→ The task: Collect each line containing "page".

→ Dataset extract:
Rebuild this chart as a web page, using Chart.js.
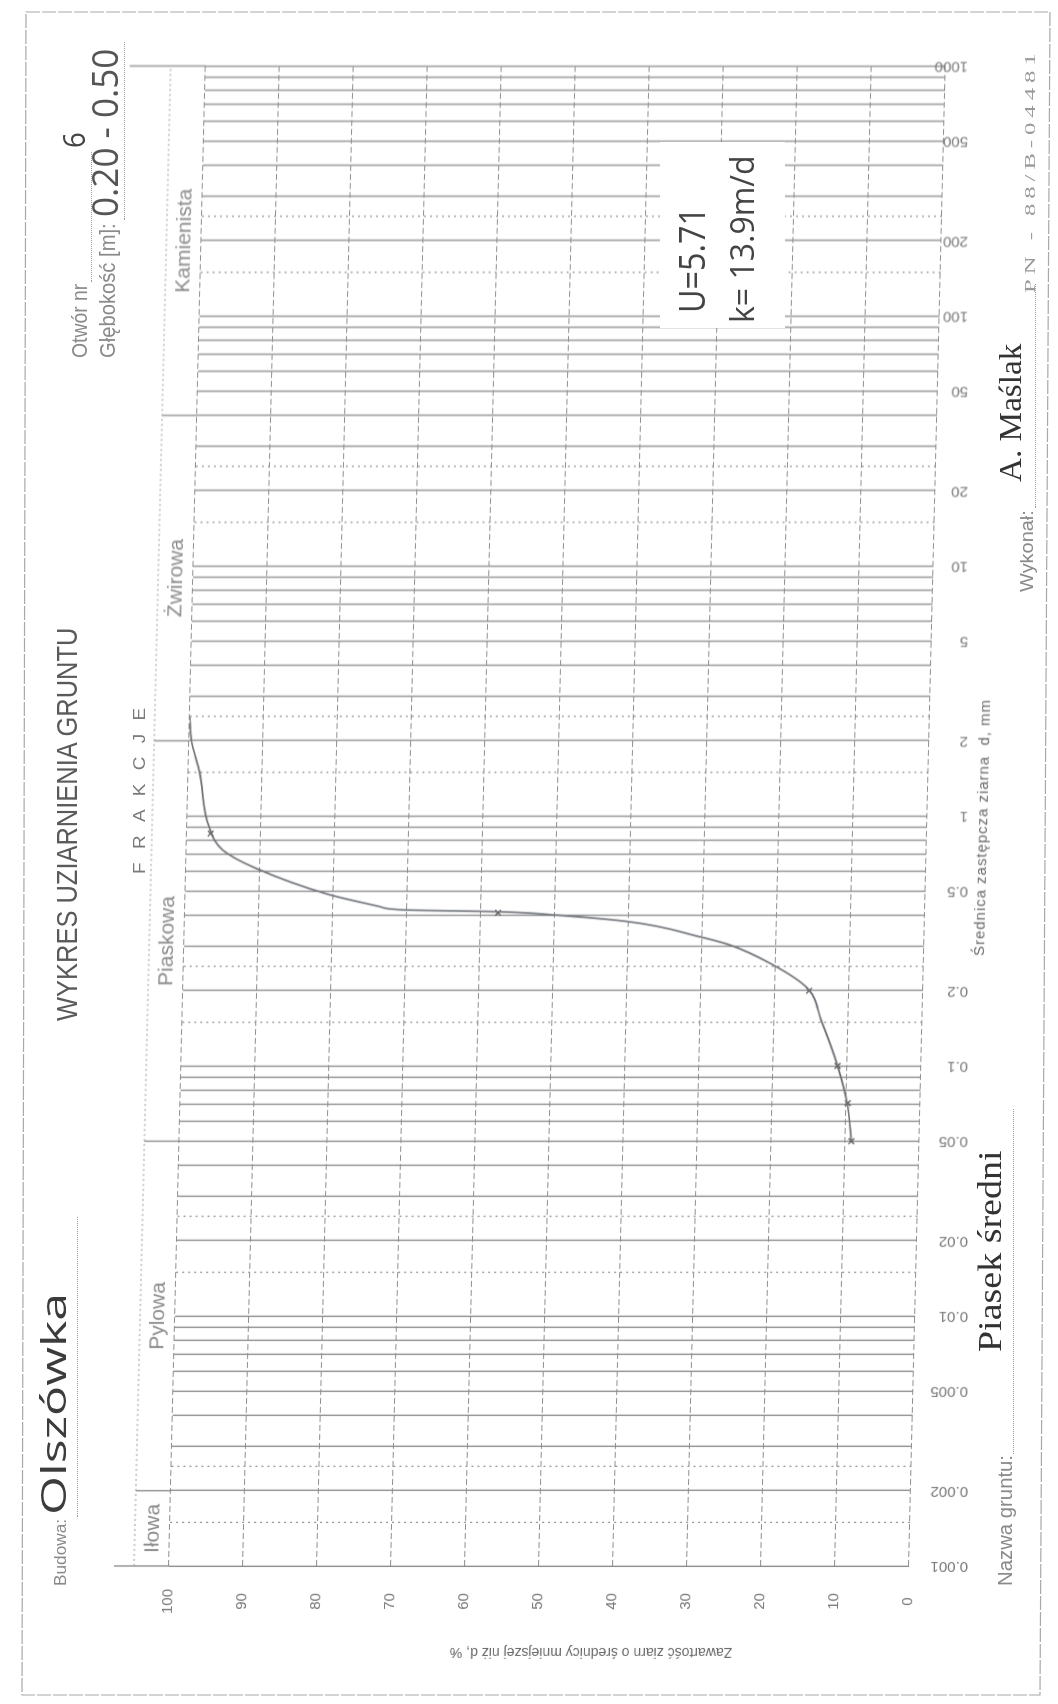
<!DOCTYPE html>
<html>
<head>
<meta charset="utf-8">
<script src="https://cdn.jsdelivr.net/npm/chart.js@4.4.1/dist/chart.umd.min.js"></script>
<style>
  html, body { margin: 0; padding: 0; background: #fff; }
  #page { position: relative; width: 1058px; height: 1704px; overflow: hidden; background: #fff; }
  #land { position: absolute; left: 0; top: 0; width: 1704px; height: 1058px;
          transform-origin: 0 0; transform: translate(0, 1704px) rotate(-90deg); }
  #skew { position: absolute; left: 0; top: 0; width: 1704px; height: 1058px;
          transform-origin: 874px 0; transform: skewY(1.4deg); }
  .t { position: absolute; white-space: nowrap; line-height: 1; transform-origin: 0 50%;
       font-family: "Liberation Sans", Arial, sans-serif; }
  .lead { position: absolute; height: 0; border-top: 1.5px dotted #9a9a9a; }
  #box { position: absolute; left: 1376px; top: 660px; width: 186px; height: 125px; background: #fff; }
  svg { position: absolute; left: 0; top: 0; }
</style>
</head>
<body>
<div id="page">
  <svg width="1058" height="1704">
    <polygon points="26,12 1050,12 1040,1695 22,1695" fill="none" stroke="#a8a8a8" stroke-width="1.2" stroke-dasharray="14,2"/>
  </svg>
  <div id="land">
    <div id="skew"><canvas id="c" width="1704" height="1058"></canvas></div>
    <div id="box"></div>
  </div>
</div>
<script>
// wykres uziarnienia
const tickLabels = ['0.001', '0.002', '0.005', '0.01', '0.02', '0.05', '0.1', '0.2', '0.5',
                    '1', '2', '5', '10', '20', '50', '100', '200', '500', '1000'];
const decades = [0.001, 0.01, 0.1, 1, 10, 100];
const solidSteps = [1, 2, 3, 4, 5, 6, 7, 8, 9];
const dottedSteps = [1.5, 2.5];
const percentTicks = [0, 10, 20, 30, 40, 50, 60, 70, 80, 90, 100];

const fractionBounds = [0.001, 0.002, 0.05, 2, 40, 1000];
const fractionNames = ['Iłowa', 'Pylowa', 'Piaskowa', 'Żwirowa', 'Kamienista'];

// krzywa uziarnienia: średnica [mm] -> zawartość [%]
const diameters = [0.05, 0.069, 0.1, 0.153, 0.204, 0.254, 0.305, 0.329, 0.378, 0.401,
                   0.414, 0.421, 0.434, 0.485, 0.62, 0.73, 0.9, 1.5, 2.0, 2.5];
const passing = [9.2, 9.8, 11.3, 13.7, 15.6, 20.4, 26.3, 30.4, 40.1, 49.8,
                 57.7, 70.4, 73.7, 80.6, 90.7, 95.1, 97.0, 98.5, 99.7, 100];
// punkty pomiarowe (sita)
const sieveD = [0.05, 0.071, 0.1, 0.2, 0.41, 0.85];
const sieveP = [9.2, 9.8, 11.3, 15.4, 57.7, 96.8];

const K = Math.tan(1.4 * Math.PI / 180);   // skos skanu
const U0 = 874;
const key = v => (+v).toPrecision(6);

const dotted = new Set();
const gridValues = [];
decades.forEach(d => {
  solidSteps.forEach(m => gridValues.push(+(m * d).toPrecision(6)));
  dottedSteps.forEach(m => { const v = +(m * d).toPrecision(6); gridValues.push(v); dotted.add(key(v)); });
});
gridValues.push(1000);
gridValues.sort((a, b) => a - b);

const isDot = c => c.tick && dotted.has(key(c.tick.value));

// tekst rozstrzelony na zadaną długość
function spread(ctx, txt, u0, u1, v) {
  const chars = [...txt];
  const w = chars.reduce((s, ch) => s + ctx.measureText(ch).width, 0);
  const gap = (u1 - u0 - w) / (chars.length - 1);
  let u = u0;
  ctx.textAlign = 'left';
  chars.forEach(ch => { ctx.fillText(ch, u, v); u += ctx.measureText(ch).width + gap; });
}

const extras = {
  id: 'extras',
  afterDraw(chart) {
    const { ctx, chartArea: a, scales: { x } } = chart;
    const line = (x1, y1, x2, y2) => { ctx.beginPath(); ctx.moveTo(x1, y1); ctx.lineTo(x2, y2); ctx.stroke(); };
    ctx.save();
    // pasmo frakcji
    ctx.strokeStyle = '#858585';
    ctx.lineWidth = 1.3;
    fractionBounds.slice(1, -1).forEach(b => { const u = x.getPixelForValue(b); line(u, 152, u, a.top); });
    line(a.left, 132, a.left, a.top);
    line(a.right, 111, a.right, a.top);
    ctx.setLineDash([2, 3]);
    ctx.strokeStyle = '#9a9a9a';
    ctx.lineWidth = 1.2;
    line(a.left, 152, a.right, 152);
    ctx.setLineDash([]);

    ctx.fillStyle = '#8a8a8a';
    ctx.font = '21px "Liberation Sans", Arial, sans-serif';
    ctx.textAlign = 'center';
    ctx.textBaseline = 'middle';
    fractionNames.forEach((n, i) => {
      const u = (x.getPixelForValue(fractionBounds[i]) + x.getPixelForValue(fractionBounds[i + 1])) / 2;
      ctx.fillText(n, u, 170);
    });

    // opisy osi średnic (odwrócone)
    ctx.fillStyle = '#777';
    ctx.font = '15px "Liberation Sans", Arial, sans-serif';
    tickLabels.forEach(l => {
      const u = x.getPixelForValue(parseFloat(l));
      ctx.save();
      ctx.translate(u, 968 - K * (u - U0));
      ctx.rotate(-Math.PI / 2);
      ctx.textAlign = 'left';
      ctx.fillText(l, 0, 0);
      ctx.restore();
    });

    ctx.fillStyle = '#666';
    ctx.font = '15px "Liberation Sans", Arial, sans-serif';
    spread(ctx, 'Średnica zastępcza ziarna  d, mm', 748, 1004, 983);

    ctx.font = '14px "Liberation Sans", Arial, sans-serif';
    ctx.textAlign = 'center';
    ctx.translate(52, 591 - K * (52 - U0));
    ctx.rotate(-Math.PI / 2);
    ctx.fillText('Zawartość ziarn o średnicy mniejszej niż d, %', 0, 0);
    ctx.restore();
  }
};

new Chart(document.getElementById('c').getContext('2d'), {
  type: 'line',
  data: {
    datasets: [
      {
        data: diameters.map((d, i) => ({ x: d, y: passing[i] })),
        borderColor: '#6c7076',
        borderWidth: 1.7,
        pointRadius: 0,
        cubicInterpolationMode: 'monotone',
        fill: false
      },
      {
        data: sieveD.map((d, i) => ({ x: d, y: sieveP[i] })),
        showLine: false,
        pointStyle: 'crossRot',
        pointRadius: 4,
        borderColor: '#555',
        borderWidth: 1.3
      }
    ]
  },
  options: {
    responsive: false,
    animation: false,
    devicePixelRatio: 1,
    layout: { padding: { left: 0, right: 66, top: 187, bottom: 0 } },
    plugins: { legend: { display: false }, tooltip: { enabled: false } },
    scales: {
      x: {
        type: 'logarithmic',
        min: 0.001,
        max: 1000,
        afterBuildTicks: s => { s.ticks = gridValues.map(v => ({ value: v })); },
        afterFit: s => { s.height = 131; },
        ticks: { display: false },
        grid: {
          drawTicks: false,
          color: c => isDot(c) ? '#8c8c8c' : '#858585',
          lineWidth: c => isDot(c) ? 1.2 : 1.3
        },
        border: { display: false, dash: c => isDot(c) ? [2, 4] : [] }
      },
      y: {
        min: 0,
        max: 100,
        afterBuildTicks: s => { s.ticks = percentTicks.map(v => ({ value: v })); },
        afterFit: s => { s.width = 138; },
        ticks: {
          padding: 23,
          crossAlign: 'center',
          color: '#777',
          font: { size: 15, family: '"Liberation Sans", Arial, sans-serif' }
        },
        grid: { drawTicks: false, color: '#8e8e8e', lineWidth: 1.1 },
        border: { display: false, dash: c => c.tick ? [6, 3] : [] }
      }
    }
  },
  plugins: [extras]
});

// opisy nagłówka
const land = document.getElementById('land');
function put(txt, u0, u1, v, fs, color, fam, ls) {
  const d = document.createElement('div');
  d.className = 't';
  d.textContent = txt;
  d.style.left = u0 + 'px';
  d.style.top = (v - fs / 2) + 'px';
  d.style.fontSize = fs + 'px';
  d.style.color = color;
  if (fam) d.style.fontFamily = fam;
  if (ls) d.style.letterSpacing = ls + 'px';
  land.appendChild(d);
  d.style.transform = 'scaleX(' + ((u1 - u0) / d.offsetWidth).toFixed(3) + ')';
}
function lead(u0, u1, v) {
  const d = document.createElement('div');
  d.className = 'lead';
  d.style.left = u0 + 'px';
  d.style.width = (u1 - u0) + 'px';
  d.style.top = v + 'px';
  land.appendChild(d);
}
const sans = '"Open Sans", "Liberation Sans", sans-serif';
const serif = '"Liberation Serif", "DejaVu Serif", serif';

put('Budowa:', 118, 185, 60, 17, '#8a8a8a');
put('Olszówka', 189, 411, 52, 35, '#3c3c3c', sans);
lead(187, 487, 77);
put('WYKRES UZIARNIENIA GRUNTU', 683, 1076, 67, 30, '#5a5a5a');
put('FRAKCJE', 830, 1009, 139, 17, '#7a7a7a', null, 12);
put('Otwór nr', 1346, 1420, 80, 22, '#8a8a8a');
lead(1422, 1552, 91);
put('6', 1556, 1572, 73, 31, '#444', sans);
put('Głębokość [m]:', 1346, 1481, 108, 22, '#8a8a8a');
put('0.20 - 0.50', 1487, 1656, 103, 37, '#555', sans);
lead(1484, 1662, 124);
put('Nazwa gruntu:', 118, 249, 1005, 20, '#8a8a8a');
put('Piasek średni', 352, 553, 990, 34, '#333', serif);
lead(250, 595, 1013);
put('Wykonał:', 1112, 1194, 1027, 18, '#8a8a8a');
put('A. Maślak', 1222, 1360, 1010, 32, '#333', serif);
lead(1196, 1420, 1035);
put('PN - 88/B-04481', 1411, 1655, 1030, 15, '#9a9a9a', serif, 3);
put('U=5.71', 1391, 1497, 692, 36, '#444', sans);
put('k= 13.9m/d', 1381, 1549, 742, 32, '#444', sans);
</script>
</body>
</html>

→ Exercise response:
Rebuild this chart as a web page, using Chart.js.
  #page { position: relative; width: 1058px; height: 1704px; overflow: hidden; background: #fff; }
<div id="page">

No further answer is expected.